= Task goal =
Pull out each line of the data that includes the word "seaborn".

** Start of Data provided **

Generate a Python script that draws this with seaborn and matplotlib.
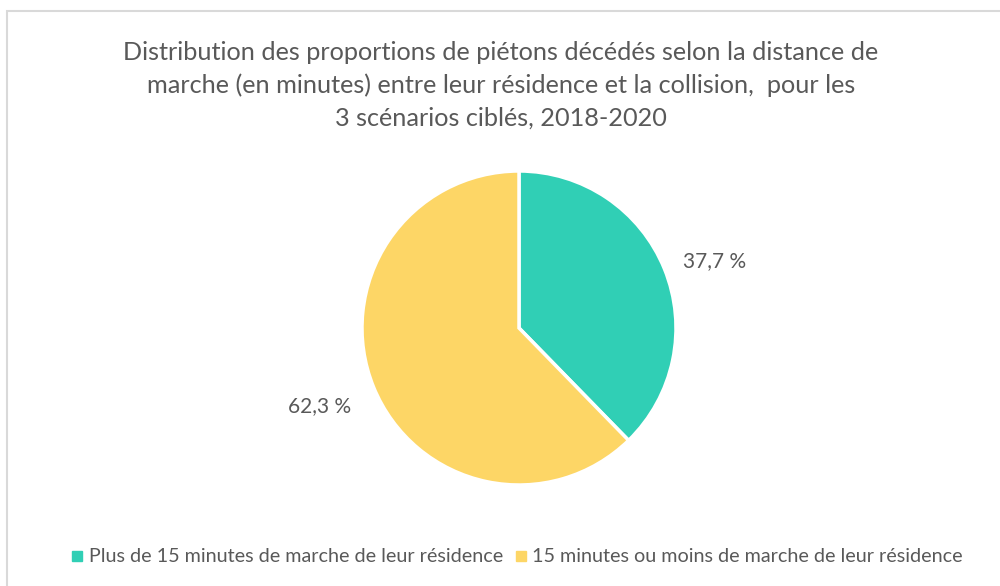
import matplotlib
matplotlib.use("Agg")
import matplotlib.pyplot as plt
import seaborn as sns
from matplotlib.patches import Rectangle
from matplotlib.lines import Line2D

# data
categories = ["Plus de 15 minutes de marche de leur résidence",
              "15 minutes ou moins de marche de leur résidence"]
values = [37.7, 62.3]
colors = ["#30CFB5", "#FDD666"]
title = ("Distribution des proportions de piétons décédés selon la distance de\n"
         "marche (en minutes) entre leur résidence et la collision,  pour les\n"
         "3 scénarios ciblés, 2018-2020")

sns.set_theme(style="white")
plt.rcParams['font.family'] = ['Lato', 'DejaVu Sans']
text_color = "#595959"

fig = plt.figure(figsize=(10, 5.86), dpi=100)

# frame around the chart area
fig.patches.append(Rectangle((7 / 1000, -0.05), 1.1, 1.05 - 11 / 586,
                             transform=fig.transFigure, fill=False,
                             edgecolor="#D9D9D9", linewidth=1.5))

# pie: center (519, 328) px, radius 157 px
ax = fig.add_axes([(519 - 157) / 1000, (258 - 157) / 586, 314 / 1000, 314 / 586])
wedges, texts = ax.pie(values, colors=colors, startangle=90, counterclock=False,
                       wedgeprops=dict(edgecolor="white", linewidth=2.5),
                       labels=[f"{v:.1f} %".replace('.', ',') for v in values],
                       labeldistance=1.32,
                       textprops=dict(color=text_color, fontsize=15))
for t in texts:
    t.set_horizontalalignment("center")
    t.set_verticalalignment("center")
# small nudges to mimic the "best fit" placement
x0, y0 = texts[0].get_position()
texts[0].set_position((x0 + 0.02, y0 - 0.07))
x1, y1 = texts[1].get_position()
texts[1].set_position((x1 - 0.05, y1))
ax.set_xlim(-1, 1)
ax.set_ylim(-1, 1)
ax.set_aspect("equal")

fig.text(0.501, 1 - 85 / 586, title, ha="center", va="center", fontsize=18.2,
         color=text_color, linespacing=1.5)

handles = [Line2D([], [], marker="s", linestyle="", markersize=7,
                  markerfacecolor=c, markeredgecolor=c) for c in colors]
fig.legend(handles, categories, loc="center", bbox_to_anchor=(0.517, 1 - 557 / 586),
           ncol=2, frameon=False, fontsize=14.2, labelcolor=text_color,
           handlelength=0.6, handletextpad=0.3, columnspacing=0.6)

fig.savefig("out.png", dpi=100)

** End of Data provided **

= Final result =
Generate a Python script that draws this with seaborn and matplotlib.
import seaborn as sns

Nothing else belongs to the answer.